Ce gros livre rébarbatif est ce qu'on appelle un "text book". La théorie de Porter date des années 1980 et son succès ne s'est jamais démenti, sa théorie est restée depuis la référence principale des étudiants, des consultants et des stratèges qui s'agitent dans le petite monde des affaires.

Alors que nous dit ce bon Porter, du haut de sa chaire de la Harvard Business School ? Je vais essayer de vous résumer cela en quelques lignes (le principe de base est très simple). Tout d'abord, pour choisir la stratégie adaptée à la boite dont vous êtes le CEO (Chief Executing Officer, le type tout au dessus qui empoche les gros bonus), il vous faut analyser la structure de la compétition de l'industrie. En utilisant son fameux modèle des cinq forces (les cinq forces : les fournisseurs, les acheteurs, les barrières à l'entrée, les substituts, les entreprises concurrentes dans l'industrie elle-même) vous serez à même de choisir une des stratégies génériques que Porter vous propose : stratégie des coût bas ("low cost"), de différenciation ("product differentiation"), de focus.
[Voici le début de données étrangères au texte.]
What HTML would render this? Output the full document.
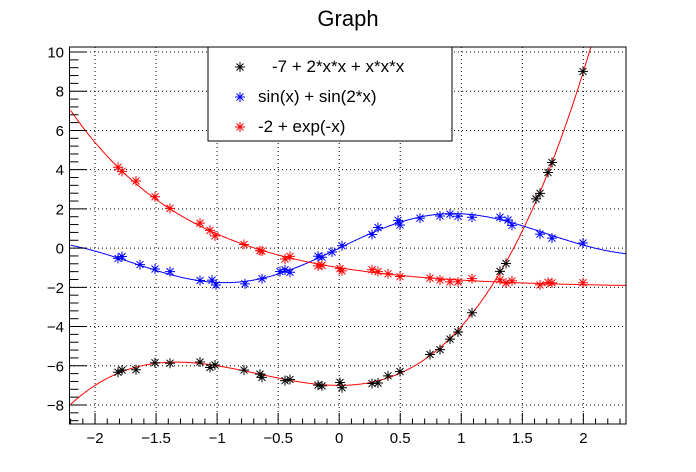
<!DOCTYPE html>
<html><head><meta charset="utf-8"><style>
html,body{margin:0;padding:0;background:#fff;}
svg{display:block;font-family:"Liberation Sans",Arial,sans-serif;}
</style></head><body>
<svg id="s" width="696" height="472" viewBox="0 0 696 472" xmlns="http://www.w3.org/2000/svg">
<rect width="696" height="472" fill="#fff"/>
<text x="348" y="26" font-size="22" text-anchor="middle">Graph</text>
<g id="grid" stroke="#000" stroke-width="1" stroke-dasharray="1,3"></g>
<defs><clipPath id="c"><rect x="70" y="47" width="556" height="377"/></clipPath></defs>
<g id="curves" clip-path="url(#c)" fill="none" stroke-width="1"></g>
<g id="pts" stroke-width="1"></g>
<rect x="69.5" y="47" width="556.5" height="377" fill="none" stroke="#000" stroke-width="1"/>
<g id="ticks" stroke="#000" stroke-width="1"></g>
<g id="labels" font-size="15"></g>
<rect x="208" y="47" width="244" height="94" fill="#fff" stroke="#000" stroke-width="1"/>
<g id="leg"></g>
<text x="272" y="72" font-size="17">-7 + 2*x*x + x*x*x</text>
<text x="258" y="102" font-size="17">sin(x) + sin(2*x)</text>
<text x="258" y="132" font-size="17">-2 + exp(-x)</text>
</svg>
<script>
var NS="http://www.w3.org/2000/svg";
function el(p,t,a){var e=document.createElementNS(NS,t);for(var k in a)e.setAttribute(k,a[k]);document.getElementById(p).appendChild(e);return e;}
var X0=339.2,SX=122.08,Y0=248.1,SY=19.61;
function px(x){return X0+x*SX;} function py(y){return Y0-y*SY;}
[-2,-1.5,-1,-0.5,0,0.5,1,1.5,2].forEach(function(v){el("grid","line",{x1:px(v),x2:px(v),y1:47,y2:424});});
[-8,-6,-4,-2,0,2,4,6,8,10].forEach(function(v){el("grid","line",{x1:70,x2:626,y1:py(v),y2:py(v)});});
for(var i=-22;i<=23;i++){var v=i/10,x=px(v);if(x<70||x>626)continue;var maj=(i%5==0);el("ticks","line",{x1:x,x2:x,y1:424,y2:424-(maj?11:5.5)});}
[-2,-1.5,-1,-0.5,0,0.5,1,1.5,2].forEach(function(v){var t=el("labels","text",{x:px(v),y:443,"text-anchor":"middle"});t.textContent=(v<0?"\u2212":"")+Math.abs(v);});
for(var i=-45;i<=26;i++){var v=i*0.4,y=py(v);if(y<47||y>424)continue;var maj=(i%5==0);el("ticks","line",{x1:70,x2:70+(maj?17:8.5),y1:y,y2:y});}
[-8,-6,-4,-2,0,2,4,6,8,10].forEach(function(v){var t=el("labels","text",{x:64,y:py(v)+5.5,"text-anchor":"end"});t.textContent=(v<0?"\u2212":"")+Math.abs(v);});
var fs=[function(x){return -7+2*x*x+x*x*x;},function(x){return Math.sin(x)+Math.sin(2*x);},function(x){return -2+Math.exp(-x);}];
var cols=["#000","#00f","#f00"];
var ccol=["#f00","#00f","#f00"];
fs.forEach(function(f,k){var d="";for(var x=-2.2;x<=2.36;x+=0.01){d+=(d?"L":"M")+px(x).toFixed(1)+","+py(f(x)).toFixed(1);}el("curves","path",{d:d,stroke:ccol[k]});});
function star(g,x,y,c,r){r=r||5;var d="M"+(x-r)+","+y+"h"+2*r+"M"+x+","+(y-r)+"v"+2*r+"M"+(x-r*0.7)+","+(y-r*0.7)+"l"+1.4*r+","+1.4*r+"M"+(x-r*0.7)+","+(y+r*0.7)+"l"+1.4*r+","+(-1.4*r);el(g,"path",{d:d,stroke:c,fill:"none"});}
var P=[[118,122,136,155,170,200,210,215,244,260,262,285,290,318,322,340,342,372,378,388,400,430,440,450,458,472,500,506,536,540,548,552,583],
[118,122,140,155,170,200,212,216,245,262,280,285,290,318,322,332,342,372,378,398,400,420,440,450,458,472,500,508,512,540,552,583],
[118,122,136,155,170,200,210,215,244,260,262,285,290,318,322,340,342,372,378,388,400,430,440,450,458,472,500,506,512,540,548,552,583]];
var seed=3;function rnd(){seed=(seed*9301+49297)%233280;return seed/233280-0.5;}
P.forEach(function(arr,k){arr.forEach(function(p){var x=(p-X0)/SX;var y=py(fs[k](x))+rnd()*6;if(y>47&&y<424)star("pts",p,y,cols[k]);});});
star("leg",240,67,"#000");star("leg",240,97,"#00f");star("leg",240,127,"#f00");
</script>
</body></html>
La seconde grande contribution de Porter à ce petit monde de la stratégie et des théories des avantages compétitifs, c'est sa fameuse notion de "value chain" : il s'agit de décomposer les activités de la firme génératrice de valeur pour le consommateur final. Ça c'était un coup de maître car depuis son modèle de "value chain" est mis à toute les sauces et fait le bonheur des consultants qui en mettent plein la vue des gens comme vous et moi qui travaillent dans la vie réelle !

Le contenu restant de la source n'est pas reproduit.